Photo: Mustafa Alkan / Pexels

The Flatness Problem

A head-to-toe grey outfit fails when the tones sit too close together and the textures are undifferentiated. The eye has nowhere to travel, and the look reads as one undivided surface rather than a set of related choices. The fix is not to rescue it with a bright accent. It is to treat grey with the same precision you would bring to any palette, as a family of distinct values that behave differently in light and against each other.

This is the territory Grey Gradient works in. The Tampa-based label is built on observation and restraint, releasing each series slowly and in limited quantities, all anchored to its signature shade: hex 485157.

Shade Before Anything

Not all greys are interchangeable. A cool blue-grey, a warm taupe-grey, and a true neutral read as different colors the moment you place them side by side. 485157 is a specific mid-to-dark grey with a faint blue cast, and it behaves predictably once you know it: distinct against a lighter warm grey, harmonious against a cool white. The first styling decision is whether your greys share a temperature or are deliberately set against one another. Either works, as long as it is a choice rather than an accident.

Get the shades right and the outfit has structure before you have added anything else.

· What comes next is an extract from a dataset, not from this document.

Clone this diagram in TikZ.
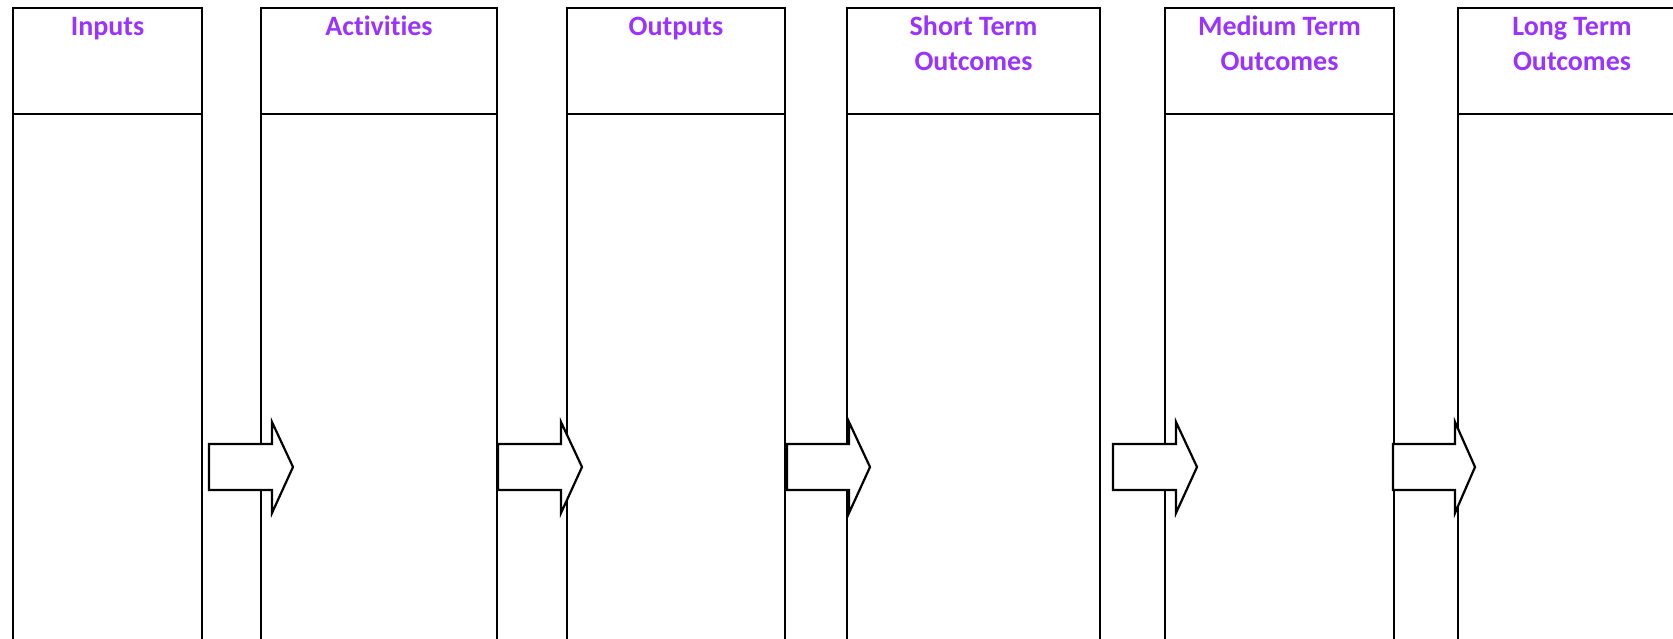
\documentclass[tikz,border=0pt]{standalone}
\usepackage{fontspec}
\setmainfont{Carlito}[Ligatures=NoCommon]
\usetikzlibrary{calc}
\definecolor{hdr}{RGB}{153,51,255}
\begin{document}
\begin{tikzpicture}[x=0.5pt,y=-0.5pt,line width=1.1pt,
  colbox/.style={draw=black,fill=white},
  hdrtext/.style={text=hdr,font=\fontsize{14pt}{17.5pt}\selectfont\bfseries,align=center,anchor=base,inner sep=0pt},
  blockarrow/.style={draw=black,fill=white,line width=1.1pt,line join=miter}]
\useasboundingbox (0,0) rectangle (1673,638);
\clip (0,0) rectangle (1673,638);
% columns: left/right/name/baseline of last line/text
\foreach \l/\r/\n/\b/\t in {13/202/inp/35/Inputs,261/497/act/35/Activities,567/785/out/35/Outputs,847/1100/st/70/Short Term\\Outcomes,1165/1394/mt/70/Medium Term\\Outcomes,1458/1686/lt/70/Long Term\\Outcomes}{
  \draw[colbox] (\l,8) rectangle (\r,700);
  \draw (\l,114) -- (\r,114);
  \node[hdrtext] (\n) at ({(\l+\r)/2},\b) {\t};
}
% block arrows: left x, head base x, tip x
\foreach \a/\b/\c in {209/272/293,498/561/582,787/849/870,1113/1176/1197,1393/1455/1475}{
  \draw[blockarrow] (\a,444) -- (\b,444) -- (\b,422) -- (\c,467) -- (\b,513) -- (\b,490) -- (\a,490) -- cycle;
}
\end{tikzpicture}
\end{document}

Texture Carries the Outfit

In a single-color palette, texture does the work that contrast does everywhere else. A matte jersey, a brushed fleece, and a smooth woven fabric in the same grey will still read as separate from across a room. The practical rule is simple: if two pieces share a shade, give them different textures; if they share a texture, give them different shades. That is how a monochrome outfit gains depth without reaching for a second color.

Restraint here is the point, not a limitation. The interest comes from material and tone, not from a contrasting accent dropped in to break things up.

Proportion, and Wearing It

A grey outfit built in a single silhouette, with similar weights top and bottom, flattens the figure even when the shades and textures are right. Varying proportion gives the eye a relationship to follow: a longer, heavier top over a tapered trouser, or a clean narrow top against something wider and draped. Do that, and grey stops reading as a default and starts reading as a considered position. Worn with that intention, head-to-toe grey is not the absence of a choice. It is the choice.